* **Exercise description**: Copy nothing but the part that opens with the line containing "Generate a Python" and closes with the line containing "from matplotlib.patches import". Do not include pictures.
┌─ Entries provided
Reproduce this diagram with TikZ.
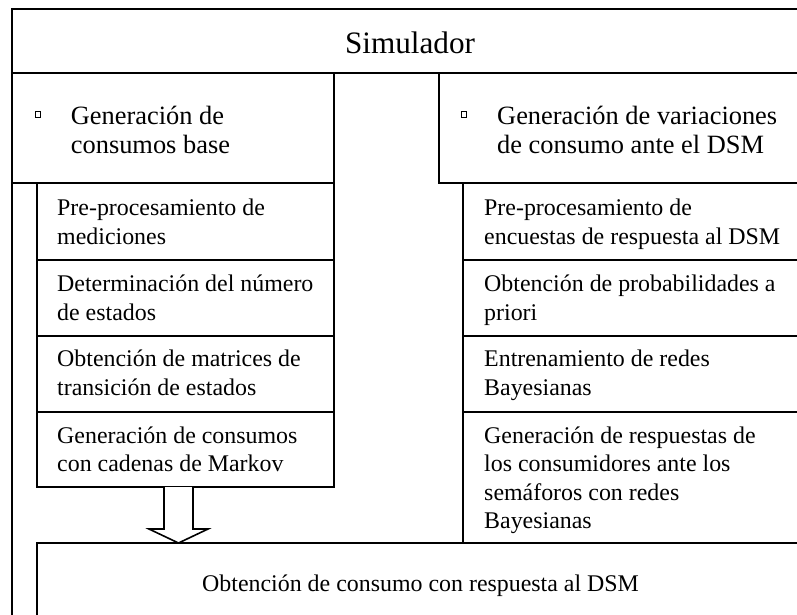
└─
┌─ Entries provided
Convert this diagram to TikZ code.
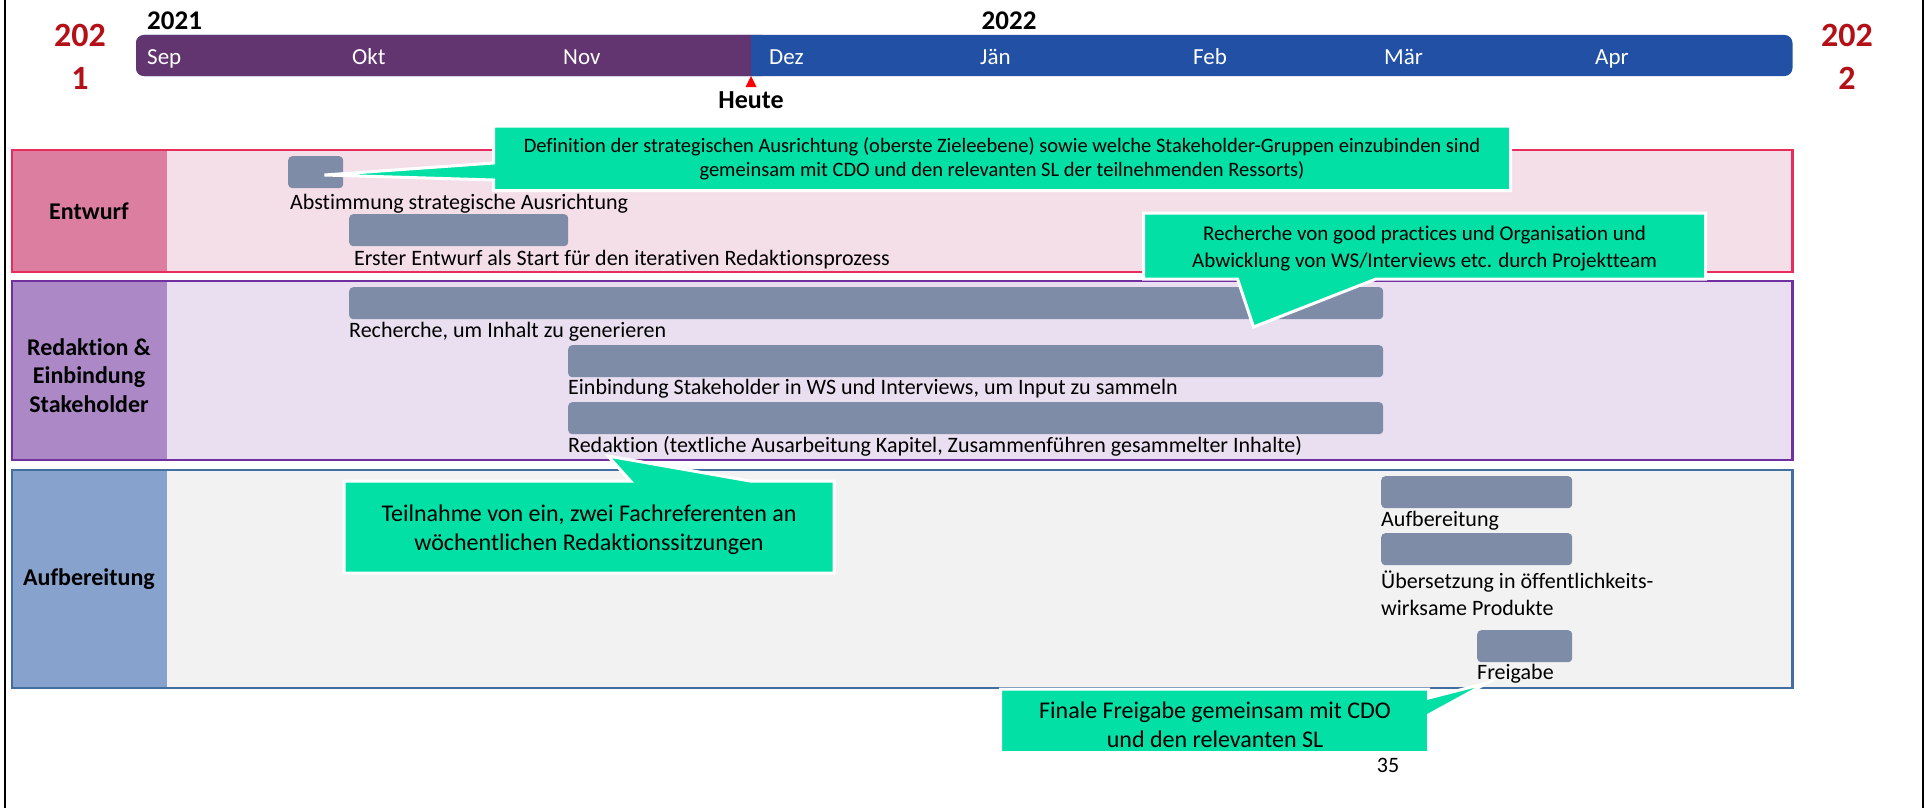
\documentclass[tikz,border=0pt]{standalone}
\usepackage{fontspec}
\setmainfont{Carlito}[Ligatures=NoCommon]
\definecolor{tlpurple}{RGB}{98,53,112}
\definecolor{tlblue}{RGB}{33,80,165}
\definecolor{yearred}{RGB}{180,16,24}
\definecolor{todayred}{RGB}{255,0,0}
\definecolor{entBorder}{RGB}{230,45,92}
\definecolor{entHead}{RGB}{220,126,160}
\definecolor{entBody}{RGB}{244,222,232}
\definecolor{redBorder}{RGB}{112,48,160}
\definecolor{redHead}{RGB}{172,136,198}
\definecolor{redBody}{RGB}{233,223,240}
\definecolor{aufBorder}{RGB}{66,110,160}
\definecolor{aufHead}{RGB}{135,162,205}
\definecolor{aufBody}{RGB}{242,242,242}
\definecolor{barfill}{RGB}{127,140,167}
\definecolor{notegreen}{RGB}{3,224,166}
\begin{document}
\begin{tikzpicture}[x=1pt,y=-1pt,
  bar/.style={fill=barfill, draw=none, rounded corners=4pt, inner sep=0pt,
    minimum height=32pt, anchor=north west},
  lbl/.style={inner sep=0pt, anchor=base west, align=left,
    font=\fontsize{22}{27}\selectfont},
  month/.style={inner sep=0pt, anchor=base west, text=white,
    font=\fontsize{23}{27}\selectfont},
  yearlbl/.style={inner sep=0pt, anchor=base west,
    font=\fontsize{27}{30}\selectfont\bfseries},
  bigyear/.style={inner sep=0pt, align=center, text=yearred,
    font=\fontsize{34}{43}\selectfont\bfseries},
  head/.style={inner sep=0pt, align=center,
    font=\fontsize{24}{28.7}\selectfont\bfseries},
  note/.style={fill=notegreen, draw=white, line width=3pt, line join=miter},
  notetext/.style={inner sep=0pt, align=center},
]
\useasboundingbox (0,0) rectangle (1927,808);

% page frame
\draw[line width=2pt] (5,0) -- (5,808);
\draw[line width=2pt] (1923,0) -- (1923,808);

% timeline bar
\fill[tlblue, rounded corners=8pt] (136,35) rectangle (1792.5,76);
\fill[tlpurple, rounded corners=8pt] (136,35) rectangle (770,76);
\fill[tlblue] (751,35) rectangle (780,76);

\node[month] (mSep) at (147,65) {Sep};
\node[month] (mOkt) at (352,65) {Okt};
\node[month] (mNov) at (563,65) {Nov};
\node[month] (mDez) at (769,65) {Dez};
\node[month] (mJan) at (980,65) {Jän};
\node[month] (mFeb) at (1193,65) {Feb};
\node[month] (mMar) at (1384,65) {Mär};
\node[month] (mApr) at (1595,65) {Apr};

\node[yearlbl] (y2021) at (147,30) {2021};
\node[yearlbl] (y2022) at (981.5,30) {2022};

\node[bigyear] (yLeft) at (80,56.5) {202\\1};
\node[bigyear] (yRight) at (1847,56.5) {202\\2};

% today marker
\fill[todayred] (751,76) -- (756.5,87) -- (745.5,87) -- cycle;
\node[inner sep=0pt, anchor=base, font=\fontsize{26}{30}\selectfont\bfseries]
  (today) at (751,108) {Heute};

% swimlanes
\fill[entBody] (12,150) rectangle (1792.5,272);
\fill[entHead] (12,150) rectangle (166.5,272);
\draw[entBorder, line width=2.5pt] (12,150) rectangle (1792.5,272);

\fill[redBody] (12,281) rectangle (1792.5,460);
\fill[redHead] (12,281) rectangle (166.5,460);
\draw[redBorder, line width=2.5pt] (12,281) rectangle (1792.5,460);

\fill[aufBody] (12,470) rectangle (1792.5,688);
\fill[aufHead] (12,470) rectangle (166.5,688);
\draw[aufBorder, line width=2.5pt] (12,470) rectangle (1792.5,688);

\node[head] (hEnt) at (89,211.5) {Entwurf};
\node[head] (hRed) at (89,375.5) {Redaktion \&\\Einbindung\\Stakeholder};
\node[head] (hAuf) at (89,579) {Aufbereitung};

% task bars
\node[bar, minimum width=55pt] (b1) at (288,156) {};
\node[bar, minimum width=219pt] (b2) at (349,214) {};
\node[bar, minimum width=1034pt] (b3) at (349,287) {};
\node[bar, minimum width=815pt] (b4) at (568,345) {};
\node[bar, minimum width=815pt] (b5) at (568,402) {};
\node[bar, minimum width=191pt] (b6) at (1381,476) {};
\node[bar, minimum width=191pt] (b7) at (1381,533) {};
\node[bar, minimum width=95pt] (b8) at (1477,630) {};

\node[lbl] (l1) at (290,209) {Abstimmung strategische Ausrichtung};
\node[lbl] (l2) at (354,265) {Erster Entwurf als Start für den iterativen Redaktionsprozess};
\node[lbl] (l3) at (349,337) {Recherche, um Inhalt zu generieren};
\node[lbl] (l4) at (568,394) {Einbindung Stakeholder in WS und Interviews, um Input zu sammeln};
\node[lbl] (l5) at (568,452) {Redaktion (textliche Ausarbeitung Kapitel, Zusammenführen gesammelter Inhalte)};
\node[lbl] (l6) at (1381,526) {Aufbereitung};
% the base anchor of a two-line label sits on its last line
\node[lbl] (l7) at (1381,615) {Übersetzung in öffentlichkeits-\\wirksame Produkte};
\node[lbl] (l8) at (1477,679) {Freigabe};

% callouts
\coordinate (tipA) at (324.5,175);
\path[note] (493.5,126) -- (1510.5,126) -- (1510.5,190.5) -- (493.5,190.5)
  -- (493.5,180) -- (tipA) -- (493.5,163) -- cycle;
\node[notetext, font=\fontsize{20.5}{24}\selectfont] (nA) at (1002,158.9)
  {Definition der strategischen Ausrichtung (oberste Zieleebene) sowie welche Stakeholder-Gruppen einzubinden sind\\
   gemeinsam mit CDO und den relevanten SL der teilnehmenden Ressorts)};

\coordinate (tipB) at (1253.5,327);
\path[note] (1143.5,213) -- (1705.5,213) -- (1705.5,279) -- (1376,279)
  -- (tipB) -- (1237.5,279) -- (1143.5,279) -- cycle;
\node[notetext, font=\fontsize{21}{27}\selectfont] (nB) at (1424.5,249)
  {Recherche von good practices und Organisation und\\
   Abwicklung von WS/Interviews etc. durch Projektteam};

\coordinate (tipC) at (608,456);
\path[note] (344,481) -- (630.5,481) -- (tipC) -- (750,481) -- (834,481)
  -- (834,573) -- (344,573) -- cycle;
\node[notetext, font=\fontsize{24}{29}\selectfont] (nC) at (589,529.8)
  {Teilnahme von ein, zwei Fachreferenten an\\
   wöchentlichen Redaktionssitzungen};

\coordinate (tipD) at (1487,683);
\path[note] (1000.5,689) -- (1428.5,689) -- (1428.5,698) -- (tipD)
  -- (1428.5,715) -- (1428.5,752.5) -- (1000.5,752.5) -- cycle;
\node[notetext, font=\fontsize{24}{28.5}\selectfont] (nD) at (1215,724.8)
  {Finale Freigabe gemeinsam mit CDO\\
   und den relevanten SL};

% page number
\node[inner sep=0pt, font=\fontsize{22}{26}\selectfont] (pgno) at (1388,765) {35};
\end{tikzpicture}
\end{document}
└─
┌─ Entries provided
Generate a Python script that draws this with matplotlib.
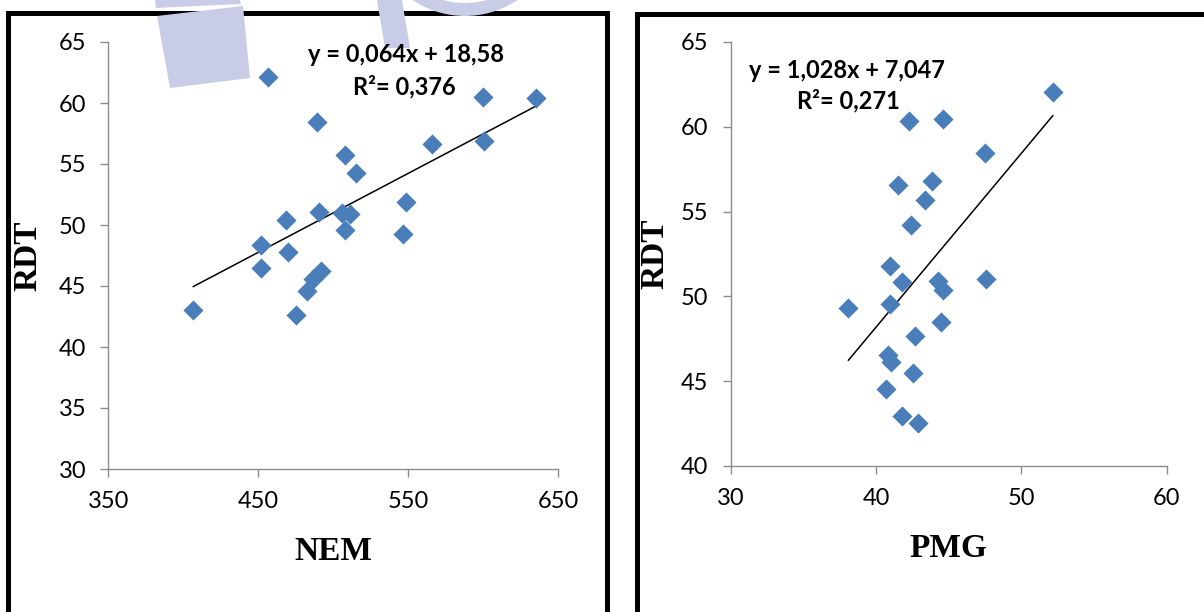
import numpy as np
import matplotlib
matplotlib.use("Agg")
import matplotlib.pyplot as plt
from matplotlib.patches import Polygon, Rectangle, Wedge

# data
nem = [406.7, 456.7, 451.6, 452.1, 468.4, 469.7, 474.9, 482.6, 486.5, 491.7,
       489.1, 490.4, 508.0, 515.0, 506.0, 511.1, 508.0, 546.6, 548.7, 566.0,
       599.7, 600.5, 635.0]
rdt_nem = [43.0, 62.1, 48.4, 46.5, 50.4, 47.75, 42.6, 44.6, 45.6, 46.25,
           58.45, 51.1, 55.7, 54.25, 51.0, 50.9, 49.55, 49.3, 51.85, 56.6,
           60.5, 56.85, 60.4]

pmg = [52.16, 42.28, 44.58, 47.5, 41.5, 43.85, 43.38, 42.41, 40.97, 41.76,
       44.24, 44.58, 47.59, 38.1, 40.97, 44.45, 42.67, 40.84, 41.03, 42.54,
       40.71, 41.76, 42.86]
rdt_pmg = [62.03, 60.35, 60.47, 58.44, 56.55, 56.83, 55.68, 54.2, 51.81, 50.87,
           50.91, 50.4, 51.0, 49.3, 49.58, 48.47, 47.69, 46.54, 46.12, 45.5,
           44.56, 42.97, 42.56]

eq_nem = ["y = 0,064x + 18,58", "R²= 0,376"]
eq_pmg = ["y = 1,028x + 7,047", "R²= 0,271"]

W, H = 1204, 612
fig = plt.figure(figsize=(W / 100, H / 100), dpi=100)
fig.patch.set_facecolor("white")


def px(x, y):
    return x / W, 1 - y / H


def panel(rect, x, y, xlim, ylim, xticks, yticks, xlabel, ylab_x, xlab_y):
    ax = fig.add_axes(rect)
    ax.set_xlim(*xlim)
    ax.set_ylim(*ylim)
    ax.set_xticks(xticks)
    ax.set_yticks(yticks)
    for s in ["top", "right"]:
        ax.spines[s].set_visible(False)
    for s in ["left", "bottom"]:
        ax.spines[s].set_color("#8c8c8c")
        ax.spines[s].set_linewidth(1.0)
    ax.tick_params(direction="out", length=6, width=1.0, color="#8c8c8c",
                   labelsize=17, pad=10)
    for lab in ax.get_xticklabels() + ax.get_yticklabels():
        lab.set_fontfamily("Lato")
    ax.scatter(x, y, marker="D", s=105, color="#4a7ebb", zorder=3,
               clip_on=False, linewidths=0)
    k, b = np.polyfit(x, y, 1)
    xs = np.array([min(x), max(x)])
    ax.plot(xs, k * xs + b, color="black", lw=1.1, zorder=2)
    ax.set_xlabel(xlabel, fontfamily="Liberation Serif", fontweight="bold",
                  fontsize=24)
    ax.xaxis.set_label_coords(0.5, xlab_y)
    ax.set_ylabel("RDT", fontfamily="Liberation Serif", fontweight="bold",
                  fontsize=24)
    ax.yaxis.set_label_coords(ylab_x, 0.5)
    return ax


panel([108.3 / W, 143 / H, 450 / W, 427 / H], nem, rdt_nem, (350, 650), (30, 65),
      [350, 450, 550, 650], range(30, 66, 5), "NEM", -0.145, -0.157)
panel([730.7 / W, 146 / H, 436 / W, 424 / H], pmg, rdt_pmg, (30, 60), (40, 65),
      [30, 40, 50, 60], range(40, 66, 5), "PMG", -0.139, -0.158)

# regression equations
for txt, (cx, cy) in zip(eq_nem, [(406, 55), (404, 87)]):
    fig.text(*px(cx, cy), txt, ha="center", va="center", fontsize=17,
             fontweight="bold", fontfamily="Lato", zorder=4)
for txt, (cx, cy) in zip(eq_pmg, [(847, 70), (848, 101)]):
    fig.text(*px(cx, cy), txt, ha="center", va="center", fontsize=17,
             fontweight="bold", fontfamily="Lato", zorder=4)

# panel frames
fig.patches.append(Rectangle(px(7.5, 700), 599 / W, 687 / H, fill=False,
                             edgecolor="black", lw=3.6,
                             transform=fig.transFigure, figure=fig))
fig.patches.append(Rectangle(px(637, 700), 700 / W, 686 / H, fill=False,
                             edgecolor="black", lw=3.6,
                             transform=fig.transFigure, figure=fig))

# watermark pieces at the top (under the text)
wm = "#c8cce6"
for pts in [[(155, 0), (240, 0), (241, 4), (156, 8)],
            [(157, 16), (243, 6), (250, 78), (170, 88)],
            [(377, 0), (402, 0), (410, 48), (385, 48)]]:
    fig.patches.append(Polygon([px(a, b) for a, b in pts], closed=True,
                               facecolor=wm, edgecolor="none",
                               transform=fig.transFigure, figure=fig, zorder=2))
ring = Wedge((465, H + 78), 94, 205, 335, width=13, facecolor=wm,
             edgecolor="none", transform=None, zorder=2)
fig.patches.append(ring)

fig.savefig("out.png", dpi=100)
└─
* **Final answer**:
Generate a Python script that draws this with matplotlib.
import numpy as np
import matplotlib
matplotlib.use("Agg")
import matplotlib.pyplot as plt
from matplotlib.patches import Polygon, Rectangle, Wedge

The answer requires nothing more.